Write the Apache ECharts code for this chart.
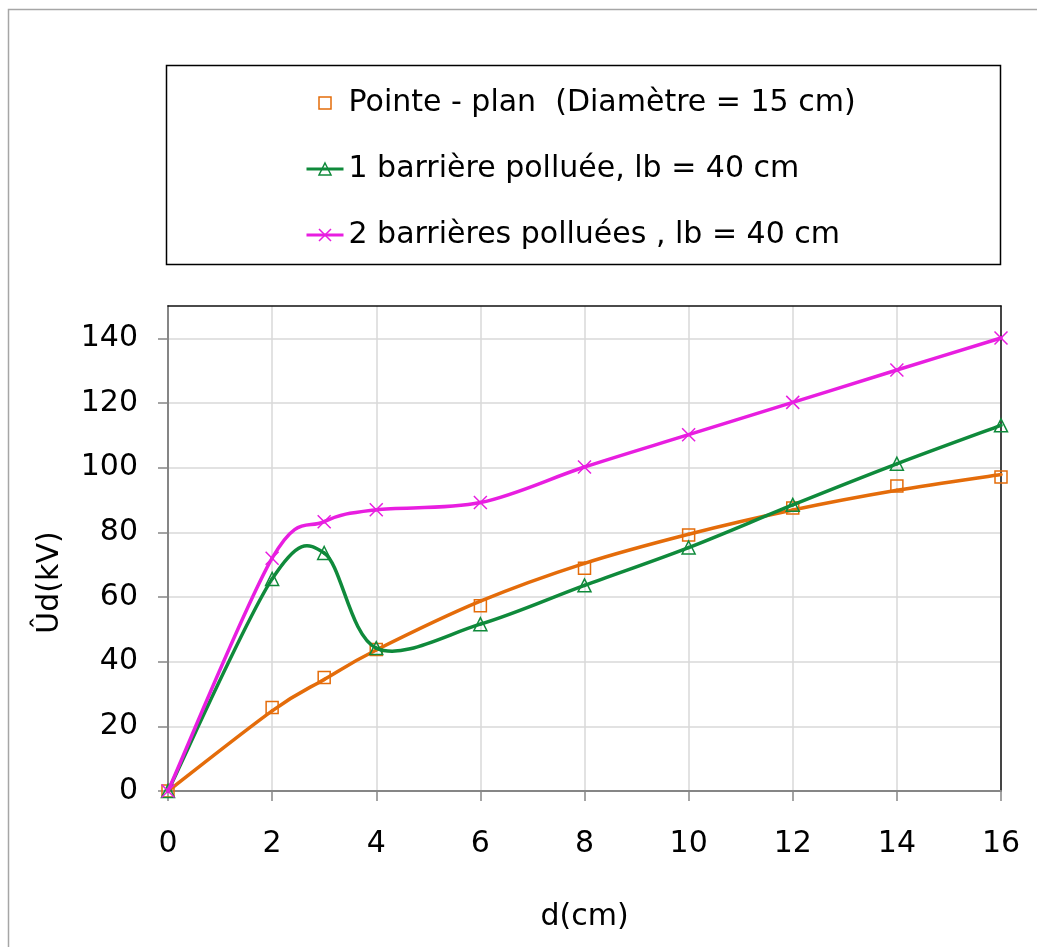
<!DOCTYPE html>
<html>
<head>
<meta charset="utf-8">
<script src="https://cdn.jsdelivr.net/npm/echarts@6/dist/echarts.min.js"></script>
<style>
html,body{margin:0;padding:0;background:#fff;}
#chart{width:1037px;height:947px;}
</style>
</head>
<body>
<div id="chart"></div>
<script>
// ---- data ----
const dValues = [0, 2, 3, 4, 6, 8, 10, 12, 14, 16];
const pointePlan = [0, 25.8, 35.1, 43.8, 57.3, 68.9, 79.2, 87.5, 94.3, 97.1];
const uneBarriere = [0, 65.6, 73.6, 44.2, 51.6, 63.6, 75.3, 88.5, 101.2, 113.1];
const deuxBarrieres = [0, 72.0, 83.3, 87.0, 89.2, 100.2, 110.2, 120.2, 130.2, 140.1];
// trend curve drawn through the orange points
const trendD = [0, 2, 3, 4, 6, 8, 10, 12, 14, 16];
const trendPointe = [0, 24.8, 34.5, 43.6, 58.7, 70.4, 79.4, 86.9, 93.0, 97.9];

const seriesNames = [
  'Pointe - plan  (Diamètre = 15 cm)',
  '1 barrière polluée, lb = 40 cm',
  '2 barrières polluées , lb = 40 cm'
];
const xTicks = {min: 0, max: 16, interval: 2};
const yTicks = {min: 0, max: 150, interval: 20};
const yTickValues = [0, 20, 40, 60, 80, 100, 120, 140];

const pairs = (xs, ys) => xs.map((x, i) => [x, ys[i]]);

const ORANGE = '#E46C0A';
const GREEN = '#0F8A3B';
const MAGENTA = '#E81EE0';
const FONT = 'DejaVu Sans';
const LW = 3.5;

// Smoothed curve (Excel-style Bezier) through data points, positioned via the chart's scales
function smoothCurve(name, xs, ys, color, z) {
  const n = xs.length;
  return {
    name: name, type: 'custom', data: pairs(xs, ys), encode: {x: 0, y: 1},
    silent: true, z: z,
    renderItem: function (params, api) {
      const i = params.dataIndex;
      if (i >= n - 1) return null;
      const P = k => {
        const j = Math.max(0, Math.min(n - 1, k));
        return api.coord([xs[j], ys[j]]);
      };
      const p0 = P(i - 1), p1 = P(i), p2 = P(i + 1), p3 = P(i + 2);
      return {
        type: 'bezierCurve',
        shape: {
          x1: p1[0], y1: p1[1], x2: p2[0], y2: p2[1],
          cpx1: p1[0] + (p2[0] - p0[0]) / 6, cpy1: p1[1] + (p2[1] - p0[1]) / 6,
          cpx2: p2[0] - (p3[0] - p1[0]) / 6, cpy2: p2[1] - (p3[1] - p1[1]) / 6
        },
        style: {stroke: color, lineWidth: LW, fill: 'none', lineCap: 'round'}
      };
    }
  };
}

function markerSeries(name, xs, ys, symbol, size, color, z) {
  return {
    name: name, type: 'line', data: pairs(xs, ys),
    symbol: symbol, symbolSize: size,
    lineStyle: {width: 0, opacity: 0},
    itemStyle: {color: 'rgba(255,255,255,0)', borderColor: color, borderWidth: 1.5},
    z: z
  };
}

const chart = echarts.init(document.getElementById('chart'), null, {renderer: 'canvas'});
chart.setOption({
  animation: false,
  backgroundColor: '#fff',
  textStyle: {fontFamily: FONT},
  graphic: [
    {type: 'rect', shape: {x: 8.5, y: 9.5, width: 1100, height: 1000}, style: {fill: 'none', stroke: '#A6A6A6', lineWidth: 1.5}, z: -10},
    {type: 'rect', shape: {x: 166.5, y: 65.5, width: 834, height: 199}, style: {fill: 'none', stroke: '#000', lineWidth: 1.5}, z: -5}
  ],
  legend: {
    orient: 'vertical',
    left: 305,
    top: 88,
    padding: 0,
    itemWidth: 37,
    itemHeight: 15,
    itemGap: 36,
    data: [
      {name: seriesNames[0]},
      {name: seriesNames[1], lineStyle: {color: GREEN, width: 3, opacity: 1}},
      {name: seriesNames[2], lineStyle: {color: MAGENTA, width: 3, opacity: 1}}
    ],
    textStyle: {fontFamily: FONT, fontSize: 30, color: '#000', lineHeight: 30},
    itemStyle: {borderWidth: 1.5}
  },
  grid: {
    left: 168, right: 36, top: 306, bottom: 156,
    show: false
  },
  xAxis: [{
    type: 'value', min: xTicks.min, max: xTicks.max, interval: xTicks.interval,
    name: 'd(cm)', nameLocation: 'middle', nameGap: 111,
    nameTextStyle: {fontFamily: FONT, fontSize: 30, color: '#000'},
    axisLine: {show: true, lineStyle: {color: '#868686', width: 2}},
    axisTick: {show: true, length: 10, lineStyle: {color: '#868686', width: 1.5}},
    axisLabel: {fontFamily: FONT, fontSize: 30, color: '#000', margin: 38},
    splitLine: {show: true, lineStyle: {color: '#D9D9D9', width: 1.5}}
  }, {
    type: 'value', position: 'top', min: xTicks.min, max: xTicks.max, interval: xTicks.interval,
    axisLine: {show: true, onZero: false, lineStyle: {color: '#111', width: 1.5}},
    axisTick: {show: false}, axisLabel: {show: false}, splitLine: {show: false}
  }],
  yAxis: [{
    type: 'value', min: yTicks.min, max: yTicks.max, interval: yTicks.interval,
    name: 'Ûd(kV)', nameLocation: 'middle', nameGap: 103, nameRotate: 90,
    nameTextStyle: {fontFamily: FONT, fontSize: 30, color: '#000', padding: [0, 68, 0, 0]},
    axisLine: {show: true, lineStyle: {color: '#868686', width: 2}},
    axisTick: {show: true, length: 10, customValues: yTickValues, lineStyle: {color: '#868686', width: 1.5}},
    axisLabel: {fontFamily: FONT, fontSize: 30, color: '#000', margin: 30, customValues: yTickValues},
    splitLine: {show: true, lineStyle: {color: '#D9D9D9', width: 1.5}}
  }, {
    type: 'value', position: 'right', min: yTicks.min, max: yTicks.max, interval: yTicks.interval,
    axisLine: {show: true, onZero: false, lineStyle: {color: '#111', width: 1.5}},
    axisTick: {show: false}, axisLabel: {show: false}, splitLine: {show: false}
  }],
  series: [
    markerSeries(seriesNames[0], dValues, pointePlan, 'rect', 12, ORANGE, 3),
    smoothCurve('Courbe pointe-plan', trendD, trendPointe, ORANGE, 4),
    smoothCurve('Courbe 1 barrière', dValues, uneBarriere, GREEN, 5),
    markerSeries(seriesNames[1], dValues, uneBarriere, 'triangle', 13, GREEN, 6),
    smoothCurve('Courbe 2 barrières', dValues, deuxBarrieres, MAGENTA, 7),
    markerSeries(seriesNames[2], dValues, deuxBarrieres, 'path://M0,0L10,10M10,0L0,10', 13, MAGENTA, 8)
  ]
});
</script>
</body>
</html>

::::::

Aim of the exercise: Return the full material word for word. Do not include the pictures.

Final answer:
Write the Apache ECharts code for this chart.
<!DOCTYPE html>
<html>
<head>
<meta charset="utf-8">
<script src="https://cdn.jsdelivr.net/npm/echarts@6/dist/echarts.min.js"></script>
<style>
html,body{margin:0;padding:0;background:#fff;}
#chart{width:1037px;height:947px;}
</style>
</head>
<body>
<div id="chart"></div>
<script>
// ---- data ----
const dValues = [0, 2, 3, 4, 6, 8, 10, 12, 14, 16];
const pointePlan = [0, 25.8, 35.1, 43.8, 57.3, 68.9, 79.2, 87.5, 94.3, 97.1];
const uneBarriere = [0, 65.6, 73.6, 44.2, 51.6, 63.6, 75.3, 88.5, 101.2, 113.1];
const deuxBarrieres = [0, 72.0, 83.3, 87.0, 89.2, 100.2, 110.2, 120.2, 130.2, 140.1];
// trend curve drawn through the orange points
const trendD = [0, 2, 3, 4, 6, 8, 10, 12, 14, 16];
const trendPointe = [0, 24.8, 34.5, 43.6, 58.7, 70.4, 79.4, 86.9, 93.0, 97.9];

const seriesNames = [
  'Pointe - plan  (Diamètre = 15 cm)',
  '1 barrière polluée, lb = 40 cm',
  '2 barrières polluées , lb = 40 cm'
];
const xTicks = {min: 0, max: 16, interval: 2};
const yTicks = {min: 0, max: 150, interval: 20};
const yTickValues = [0, 20, 40, 60, 80, 100, 120, 140];

const pairs = (xs, ys) => xs.map((x, i) => [x, ys[i]]);

const ORANGE = '#E46C0A';
const GREEN = '#0F8A3B';
const MAGENTA = '#E81EE0';
const FONT = 'DejaVu Sans';
const LW = 3.5;

// Smoothed curve (Excel-style Bezier) through data points, positioned via the chart's scales
function smoothCurve(name, xs, ys, color, z) {
  const n = xs.length;
  return {
    name: name, type: 'custom', data: pairs(xs, ys), encode: {x: 0, y: 1},
    silent: true, z: z,
    renderItem: function (params, api) {
      const i = params.dataIndex;
      if (i >= n - 1) return null;
      const P = k => {
        const j = Math.max(0, Math.min(n - 1, k));
        return api.coord([xs[j], ys[j]]);
      };
      const p0 = P(i - 1), p1 = P(i), p2 = P(i + 1), p3 = P(i + 2);
      return {
        type: 'bezierCurve',
        shape: {
          x1: p1[0], y1: p1[1], x2: p2[0], y2: p2[1],
          cpx1: p1[0] + (p2[0] - p0[0]) / 6, cpy1: p1[1] + (p2[1] - p0[1]) / 6,
          cpx2: p2[0] - (p3[0] - p1[0]) / 6, cpy2: p2[1] - (p3[1] - p1[1]) / 6
        },
        style: {stroke: color, lineWidth: LW, fill: 'none', lineCap: 'round'}
      };
    }
  };
}

function markerSeries(name, xs, ys, symbol, size, color, z) {
  return {
    name: name, type: 'line', data: pairs(xs, ys),
    symbol: symbol, symbolSize: size,
    lineStyle: {width: 0, opacity: 0},
    itemStyle: {color: 'rgba(255,255,255,0)', borderColor: color, borderWidth: 1.5},
    z: z
  };
}

const chart = echarts.init(document.getElementById('chart'), null, {renderer: 'canvas'});
chart.setOption({
  animation: false,
  backgroundColor: '#fff',
  textStyle: {fontFamily: FONT},
  graphic: [
    {type: 'rect', shape: {x: 8.5, y: 9.5, width: 1100, height: 1000}, style: {fill: 'none', stroke: '#A6A6A6', lineWidth: 1.5}, z: -10},
    {type: 'rect', shape: {x: 166.5, y: 65.5, width: 834, height: 199}, style: {fill: 'none', stroke: '#000', lineWidth: 1.5}, z: -5}
  ],
  legend: {
    orient: 'vertical',
    left: 305,
    top: 88,
    padding: 0,
    itemWidth: 37,
    itemHeight: 15,
    itemGap: 36,
    data: [
      {name: seriesNames[0]},
      {name: seriesNames[1], lineStyle: {color: GREEN, width: 3, opacity: 1}},
      {name: seriesNames[2], lineStyle: {color: MAGENTA, width: 3, opacity: 1}}
    ],
    textStyle: {fontFamily: FONT, fontSize: 30, color: '#000', lineHeight: 30},
    itemStyle: {borderWidth: 1.5}
  },
  grid: {
    left: 168, right: 36, top: 306, bottom: 156,
    show: false
  },
  xAxis: [{
    type: 'value', min: xTicks.min, max: xTicks.max, interval: xTicks.interval,
    name: 'd(cm)', nameLocation: 'middle', nameGap: 111,
    nameTextStyle: {fontFamily: FONT, fontSize: 30, color: '#000'},
    axisLine: {show: true, lineStyle: {color: '#868686', width: 2}},
    axisTick: {show: true, length: 10, lineStyle: {color: '#868686', width: 1.5}},
    axisLabel: {fontFamily: FONT, fontSize: 30, color: '#000', margin: 38},
    splitLine: {show: true, lineStyle: {color: '#D9D9D9', width: 1.5}}
  }, {
    type: 'value', position: 'top', min: xTicks.min, max: xTicks.max, interval: xTicks.interval,
    axisLine: {show: true, onZero: false, lineStyle: {color: '#111', width: 1.5}},
    axisTick: {show: false}, axisLabel: {show: false}, splitLine: {show: false}
  }],
  yAxis: [{
    type: 'value', min: yTicks.min, max: yTicks.max, interval: yTicks.interval,
    name: 'Ûd(kV)', nameLocation: 'middle', nameGap: 103, nameRotate: 90,
    nameTextStyle: {fontFamily: FONT, fontSize: 30, color: '#000', padding: [0, 68, 0, 0]},
    axisLine: {show: true, lineStyle: {color: '#868686', width: 2}},
    axisTick: {show: true, length: 10, customValues: yTickValues, lineStyle: {color: '#868686', width: 1.5}},
    axisLabel: {fontFamily: FONT, fontSize: 30, color: '#000', margin: 30, customValues: yTickValues},
    splitLine: {show: true, lineStyle: {color: '#D9D9D9', width: 1.5}}
  }, {
    type: 'value', position: 'right', min: yTicks.min, max: yTicks.max, interval: yTicks.interval,
    axisLine: {show: true, onZero: false, lineStyle: {color: '#111', width: 1.5}},
    axisTick: {show: false}, axisLabel: {show: false}, splitLine: {show: false}
  }],
  series: [
    markerSeries(seriesNames[0], dValues, pointePlan, 'rect', 12, ORANGE, 3),
    smoothCurve('Courbe pointe-plan', trendD, trendPointe, ORANGE, 4),
    smoothCurve('Courbe 1 barrière', dValues, uneBarriere, GREEN, 5),
    markerSeries(seriesNames[1], dValues, uneBarriere, 'triangle', 13, GREEN, 6),
    smoothCurve('Courbe 2 barrières', dValues, deuxBarrieres, MAGENTA, 7),
    markerSeries(seriesNames[2], dValues, deuxBarrieres, 'path://M0,0L10,10M10,0L0,10', 13, MAGENTA, 8)
  ]
});
</script>
</body>
</html>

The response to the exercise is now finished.